→ EXERCISE DATA:
════
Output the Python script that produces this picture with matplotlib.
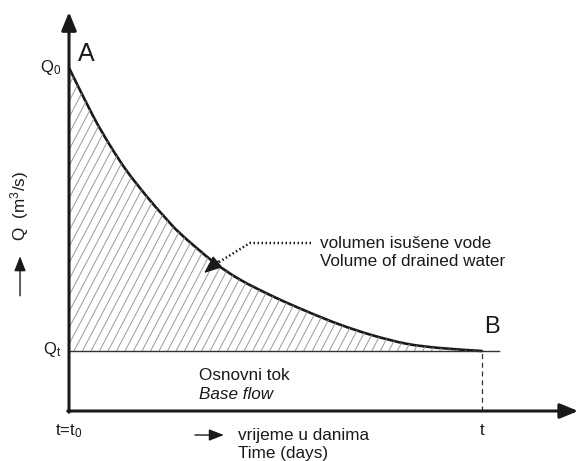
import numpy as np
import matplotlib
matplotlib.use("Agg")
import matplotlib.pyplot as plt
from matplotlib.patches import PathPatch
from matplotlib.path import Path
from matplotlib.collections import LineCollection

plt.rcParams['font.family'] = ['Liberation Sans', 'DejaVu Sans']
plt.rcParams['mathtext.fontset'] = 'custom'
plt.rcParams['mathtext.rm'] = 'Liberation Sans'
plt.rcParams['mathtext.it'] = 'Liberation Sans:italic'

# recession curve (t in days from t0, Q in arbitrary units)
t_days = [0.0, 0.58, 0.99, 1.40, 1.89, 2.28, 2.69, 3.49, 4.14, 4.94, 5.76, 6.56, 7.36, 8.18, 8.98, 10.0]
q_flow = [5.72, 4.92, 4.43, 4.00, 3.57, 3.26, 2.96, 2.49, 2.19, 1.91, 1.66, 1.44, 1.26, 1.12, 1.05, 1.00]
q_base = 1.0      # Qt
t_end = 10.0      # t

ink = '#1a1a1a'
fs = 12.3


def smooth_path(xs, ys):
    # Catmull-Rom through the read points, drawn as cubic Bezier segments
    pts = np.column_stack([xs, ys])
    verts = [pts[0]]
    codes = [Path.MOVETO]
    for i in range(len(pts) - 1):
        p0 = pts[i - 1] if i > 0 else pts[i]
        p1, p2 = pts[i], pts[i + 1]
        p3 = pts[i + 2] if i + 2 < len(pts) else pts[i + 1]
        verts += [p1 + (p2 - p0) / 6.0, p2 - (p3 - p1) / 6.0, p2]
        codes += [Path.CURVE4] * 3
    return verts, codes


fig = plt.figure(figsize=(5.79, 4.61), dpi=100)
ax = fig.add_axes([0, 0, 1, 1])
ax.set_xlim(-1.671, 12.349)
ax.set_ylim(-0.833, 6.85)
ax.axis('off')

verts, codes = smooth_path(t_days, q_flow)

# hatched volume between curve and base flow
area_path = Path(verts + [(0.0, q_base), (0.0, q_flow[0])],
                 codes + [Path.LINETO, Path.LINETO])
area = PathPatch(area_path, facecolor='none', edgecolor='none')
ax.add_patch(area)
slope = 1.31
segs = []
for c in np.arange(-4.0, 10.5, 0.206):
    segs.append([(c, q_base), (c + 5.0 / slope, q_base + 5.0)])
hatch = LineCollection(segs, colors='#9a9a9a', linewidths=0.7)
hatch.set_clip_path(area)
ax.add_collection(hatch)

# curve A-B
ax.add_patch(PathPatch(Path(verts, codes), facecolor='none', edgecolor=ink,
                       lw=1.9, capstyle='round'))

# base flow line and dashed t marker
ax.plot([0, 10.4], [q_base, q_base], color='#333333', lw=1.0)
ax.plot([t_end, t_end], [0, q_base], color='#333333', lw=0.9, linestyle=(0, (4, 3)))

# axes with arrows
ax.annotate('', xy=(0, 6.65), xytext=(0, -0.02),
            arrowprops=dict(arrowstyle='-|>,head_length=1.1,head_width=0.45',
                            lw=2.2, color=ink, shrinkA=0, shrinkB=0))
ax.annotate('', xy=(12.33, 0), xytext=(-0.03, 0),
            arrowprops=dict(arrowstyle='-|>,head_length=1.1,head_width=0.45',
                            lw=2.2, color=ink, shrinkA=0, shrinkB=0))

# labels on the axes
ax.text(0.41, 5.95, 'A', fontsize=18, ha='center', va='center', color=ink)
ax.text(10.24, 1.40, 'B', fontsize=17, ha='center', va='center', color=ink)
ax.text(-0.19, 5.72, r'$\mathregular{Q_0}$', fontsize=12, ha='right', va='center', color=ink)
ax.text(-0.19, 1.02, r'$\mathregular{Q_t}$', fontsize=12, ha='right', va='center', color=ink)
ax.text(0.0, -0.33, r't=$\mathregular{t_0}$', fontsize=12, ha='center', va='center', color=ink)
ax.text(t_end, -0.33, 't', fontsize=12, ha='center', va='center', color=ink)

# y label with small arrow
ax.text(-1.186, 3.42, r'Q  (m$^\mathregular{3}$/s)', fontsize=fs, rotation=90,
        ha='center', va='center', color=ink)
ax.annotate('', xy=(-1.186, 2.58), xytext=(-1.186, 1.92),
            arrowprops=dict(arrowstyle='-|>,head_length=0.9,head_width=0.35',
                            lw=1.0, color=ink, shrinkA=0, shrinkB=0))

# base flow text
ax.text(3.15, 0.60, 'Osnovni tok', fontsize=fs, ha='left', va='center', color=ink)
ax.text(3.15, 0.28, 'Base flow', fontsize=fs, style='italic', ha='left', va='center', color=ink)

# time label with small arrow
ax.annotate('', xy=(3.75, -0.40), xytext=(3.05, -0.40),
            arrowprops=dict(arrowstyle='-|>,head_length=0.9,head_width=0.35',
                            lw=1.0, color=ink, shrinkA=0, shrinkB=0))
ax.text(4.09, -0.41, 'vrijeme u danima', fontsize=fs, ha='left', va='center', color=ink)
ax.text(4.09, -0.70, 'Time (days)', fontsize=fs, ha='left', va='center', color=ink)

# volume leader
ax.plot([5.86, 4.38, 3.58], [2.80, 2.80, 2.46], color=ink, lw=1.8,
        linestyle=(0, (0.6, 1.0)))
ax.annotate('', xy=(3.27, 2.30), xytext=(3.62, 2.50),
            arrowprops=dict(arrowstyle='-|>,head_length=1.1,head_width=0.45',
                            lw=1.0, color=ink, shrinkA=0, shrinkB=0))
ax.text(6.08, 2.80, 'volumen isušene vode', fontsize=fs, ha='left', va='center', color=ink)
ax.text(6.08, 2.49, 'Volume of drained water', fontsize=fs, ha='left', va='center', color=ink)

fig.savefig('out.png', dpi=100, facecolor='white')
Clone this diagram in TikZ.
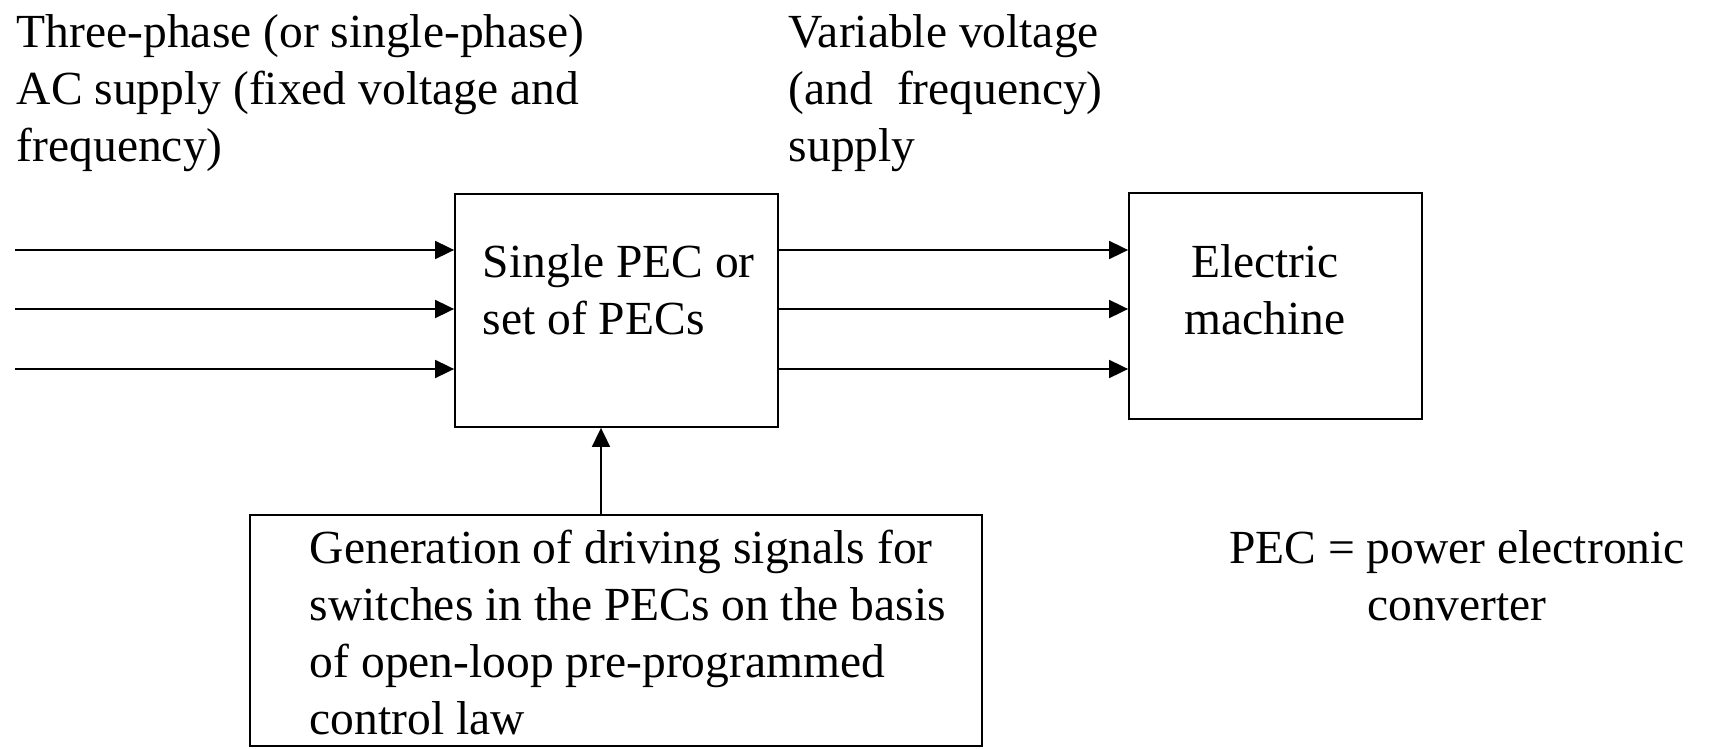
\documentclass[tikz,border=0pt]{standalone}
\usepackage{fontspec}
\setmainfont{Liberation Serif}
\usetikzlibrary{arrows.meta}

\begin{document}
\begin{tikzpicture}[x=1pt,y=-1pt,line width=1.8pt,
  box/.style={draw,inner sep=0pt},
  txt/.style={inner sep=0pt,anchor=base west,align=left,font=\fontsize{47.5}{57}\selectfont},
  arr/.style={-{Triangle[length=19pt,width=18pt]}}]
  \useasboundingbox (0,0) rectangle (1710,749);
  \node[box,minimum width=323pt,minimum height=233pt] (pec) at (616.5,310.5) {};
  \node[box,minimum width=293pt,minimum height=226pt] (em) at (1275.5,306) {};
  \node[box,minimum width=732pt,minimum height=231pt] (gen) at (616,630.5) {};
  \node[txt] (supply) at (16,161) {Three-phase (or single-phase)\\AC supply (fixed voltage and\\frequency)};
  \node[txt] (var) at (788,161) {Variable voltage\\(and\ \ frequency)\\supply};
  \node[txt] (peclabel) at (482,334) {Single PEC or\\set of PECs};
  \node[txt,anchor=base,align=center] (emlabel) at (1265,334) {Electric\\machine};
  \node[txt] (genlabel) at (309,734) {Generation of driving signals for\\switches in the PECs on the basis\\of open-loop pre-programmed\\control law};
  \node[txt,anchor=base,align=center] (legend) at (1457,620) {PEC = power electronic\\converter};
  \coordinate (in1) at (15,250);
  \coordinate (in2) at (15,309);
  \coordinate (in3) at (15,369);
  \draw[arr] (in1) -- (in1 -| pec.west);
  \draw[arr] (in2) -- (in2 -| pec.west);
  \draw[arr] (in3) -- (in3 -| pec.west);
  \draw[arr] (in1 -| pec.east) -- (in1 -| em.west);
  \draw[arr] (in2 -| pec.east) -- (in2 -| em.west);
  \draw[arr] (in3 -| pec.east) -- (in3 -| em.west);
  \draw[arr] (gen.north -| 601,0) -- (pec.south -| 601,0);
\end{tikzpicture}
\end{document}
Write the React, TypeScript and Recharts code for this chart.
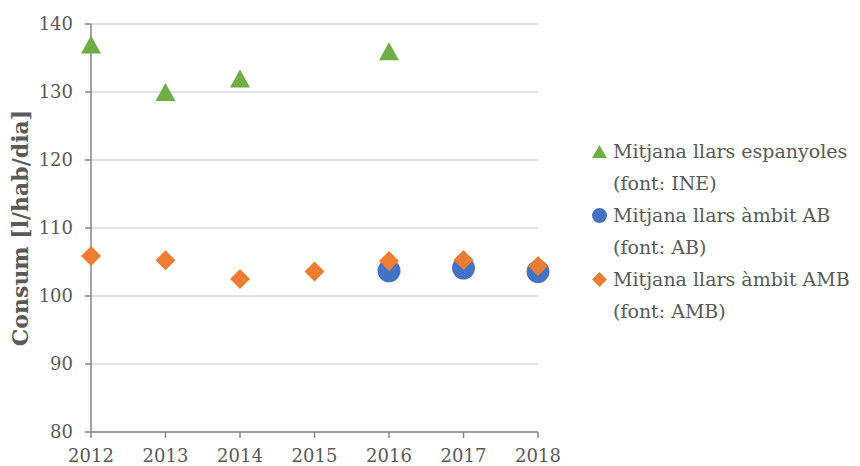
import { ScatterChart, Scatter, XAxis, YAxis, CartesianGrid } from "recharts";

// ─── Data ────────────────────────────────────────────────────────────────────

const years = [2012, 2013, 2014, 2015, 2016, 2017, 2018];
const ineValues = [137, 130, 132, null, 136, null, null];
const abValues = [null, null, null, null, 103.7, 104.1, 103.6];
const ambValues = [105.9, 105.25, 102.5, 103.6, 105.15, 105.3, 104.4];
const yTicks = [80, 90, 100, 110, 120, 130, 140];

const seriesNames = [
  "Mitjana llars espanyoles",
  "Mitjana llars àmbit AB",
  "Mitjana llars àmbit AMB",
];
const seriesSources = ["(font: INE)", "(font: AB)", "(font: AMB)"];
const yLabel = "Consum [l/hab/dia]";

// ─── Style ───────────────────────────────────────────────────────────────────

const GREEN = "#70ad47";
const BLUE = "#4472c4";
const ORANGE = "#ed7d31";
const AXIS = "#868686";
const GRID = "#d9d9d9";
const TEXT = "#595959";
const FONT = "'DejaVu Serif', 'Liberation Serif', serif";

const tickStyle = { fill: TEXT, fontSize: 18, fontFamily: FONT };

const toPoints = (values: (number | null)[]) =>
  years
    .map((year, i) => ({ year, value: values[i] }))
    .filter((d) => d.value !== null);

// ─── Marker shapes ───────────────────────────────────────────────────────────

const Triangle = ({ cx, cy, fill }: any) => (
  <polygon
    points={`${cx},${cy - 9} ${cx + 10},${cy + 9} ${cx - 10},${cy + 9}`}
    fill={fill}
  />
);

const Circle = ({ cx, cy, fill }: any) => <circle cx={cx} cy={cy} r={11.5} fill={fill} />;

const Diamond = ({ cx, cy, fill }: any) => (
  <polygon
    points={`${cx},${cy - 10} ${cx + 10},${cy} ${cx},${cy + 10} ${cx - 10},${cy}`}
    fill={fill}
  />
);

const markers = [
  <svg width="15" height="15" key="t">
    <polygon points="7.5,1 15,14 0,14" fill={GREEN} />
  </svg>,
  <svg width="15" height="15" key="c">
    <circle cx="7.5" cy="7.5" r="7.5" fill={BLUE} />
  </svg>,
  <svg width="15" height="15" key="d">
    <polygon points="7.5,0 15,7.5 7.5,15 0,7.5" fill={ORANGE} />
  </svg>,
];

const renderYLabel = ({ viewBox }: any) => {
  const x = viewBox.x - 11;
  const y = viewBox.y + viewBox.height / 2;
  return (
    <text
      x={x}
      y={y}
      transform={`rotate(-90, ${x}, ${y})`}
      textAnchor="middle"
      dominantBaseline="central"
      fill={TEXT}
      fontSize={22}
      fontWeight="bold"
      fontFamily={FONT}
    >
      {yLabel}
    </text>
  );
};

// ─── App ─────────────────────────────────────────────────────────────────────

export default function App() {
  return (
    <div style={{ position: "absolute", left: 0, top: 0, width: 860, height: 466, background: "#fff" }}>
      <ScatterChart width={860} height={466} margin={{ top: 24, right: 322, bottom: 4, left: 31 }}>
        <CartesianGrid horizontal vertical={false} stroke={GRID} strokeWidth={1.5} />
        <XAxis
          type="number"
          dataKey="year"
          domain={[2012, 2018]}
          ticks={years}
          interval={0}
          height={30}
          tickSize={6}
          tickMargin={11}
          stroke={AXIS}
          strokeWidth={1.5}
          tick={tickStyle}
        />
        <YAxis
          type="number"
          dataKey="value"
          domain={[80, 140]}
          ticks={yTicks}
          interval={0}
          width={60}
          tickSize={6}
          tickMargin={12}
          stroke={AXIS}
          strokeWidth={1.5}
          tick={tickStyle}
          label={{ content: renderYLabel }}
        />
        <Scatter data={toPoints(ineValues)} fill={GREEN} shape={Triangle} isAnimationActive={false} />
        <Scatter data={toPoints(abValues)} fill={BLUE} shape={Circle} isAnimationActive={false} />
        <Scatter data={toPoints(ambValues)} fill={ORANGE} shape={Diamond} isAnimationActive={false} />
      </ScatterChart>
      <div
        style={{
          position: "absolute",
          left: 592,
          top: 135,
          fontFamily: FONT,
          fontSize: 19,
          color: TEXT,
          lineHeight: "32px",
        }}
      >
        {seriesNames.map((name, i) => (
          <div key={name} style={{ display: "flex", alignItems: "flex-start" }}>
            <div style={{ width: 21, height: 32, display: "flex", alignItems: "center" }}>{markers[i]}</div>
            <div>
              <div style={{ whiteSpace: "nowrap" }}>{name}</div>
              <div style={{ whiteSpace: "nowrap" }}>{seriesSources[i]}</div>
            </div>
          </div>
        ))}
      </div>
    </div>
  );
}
════
→ GIVEN TASK: From the listing, copy each line containing the word "this".

→ WRITTEN RESPONSE:
Output the Python script that produces this picture with matplotlib.
Clone this diagram in TikZ.
Write the React, TypeScript and Recharts code for this chart.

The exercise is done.